Monday, July 27, 2009

Sometimes You Blog About Idaho

I've been feeling nostalgic for the Northwest here of late--probably because it's been so blazing hot in Texas this summer. (My mom tells me it's been hot in Boise, too, but I'm betting it doesn't feel as hot as 35 days of temperatures over 100.) My mom, sister and older niece went on a church retreat in an area near the Sawtooths last weekend. One of my nieces now lives in Montana. The pictures they've all been posting on Facebook make me want to just sit down and weep.

Which is interesting, because I was explaining to a friend just a few days ago that the Northwest doesn't really feel like my home anymore. Why, then, do I keep checking the Chronicle's job listings, hoping to see a job opening in Idaho? Or Montana? Or Washington? Or Oregon? Or even Colorado?

I've already written about the weirdly conflicted relationship I have with Boise--I know moving back there probably wouldn't be a good idea. Much as I'd like to be closer to my parents, especially now that my dad's health is failing and my mom needs all the help she can get, it's easier for me to be the person I am now when I keep some space between the me that was and the me that is. Last time I visited my parents, my dad said "I'm still surprised that you're a college English professor--I always thought you'd go into teaching the deaf. You were always reading books about that Helen Keller."

Yes, I was. When I was ten years old.

Another good friend of mine, a theology professor, recently wrote a blog entry about Mark 6:4, the Bible passage in which we're told that even prophets have trouble earning respect when they go home--back to the people who knew them as children tromping through the flowerbeds, terrorizing the cat, procrastinating on completing their chores. I suppose even Jesus's neighbors wondered if he'd ever amount to anything. I know it's hard for my family to see me as something other than a loudmouth teenager with lots of uninformed opinions--that's who I was the last time I lived at home. When I talk about growing up with my dad, sometimes my husband just shakes his head in disbelief. "That doesn't even sound like the same person I know," he says. And of course, it's not.

So I don't feel at home in Boise, in the sense of feeling like that's where I can be my honest self--but the Northwest is definitely a place I'm connected to. There's something about a horizon ridged with mountains that puts a big lump in my throat. Something about the smell of pine trees does the same thing. I often hear people talk about the smells they associate with their grandmothers' houses, but I didn't know my grandparents when I was growing up--it's the smell of the forest that catapults me back into my childhood, back into the camper with my parents and my brother. Sometimes, that kind of emotional response can get confused with the need to take some action, to make a change.

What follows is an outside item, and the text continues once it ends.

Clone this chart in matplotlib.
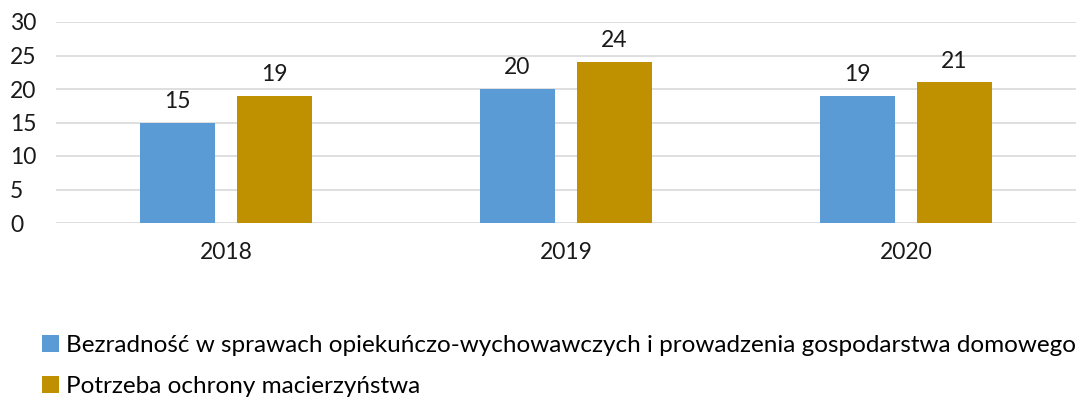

But just this morning my husband and I were talking about whether we'd really want to move farther north, out of the Texas heat, if we had the chance. We both agree that the Midwest is a place we don't feel compelled to return to--we've lived in Kansas, Iowa and Missouri, and none of those places has a hold on either of us. The Northeast might be a possibility; we've never lived there, so it would be a new adventure.

And the Northwest? Maybe.

"At this point,I just think I'm more of a live oak guy than a pine tree guy," my husband said.

I don't know if I'd get choked up over a picture of a live oak tree, but I do know that I'd miss the live oaks and their beautiful bonsai shapes if we left Texas. And the wildflowers growing by the roadsides every spring. And the great big storms with thunder loud enough to rattle the windows--those used to scare me, but now I find myself outside with the neighbors, watching the clouds roll in, welcoming the drama.

I suppose I may never feel about Texas the way I feel about Idaho, but I'm not sure I need to feel that way in order for this to be my home. Maybe what I'm responding to when I see a photo of mountains and pine trees isn't the Idaho landscape at all, but what it helps me understand: the enormity of creation, its ability to remind us of how small and insignificant we are in the greater scheme of things.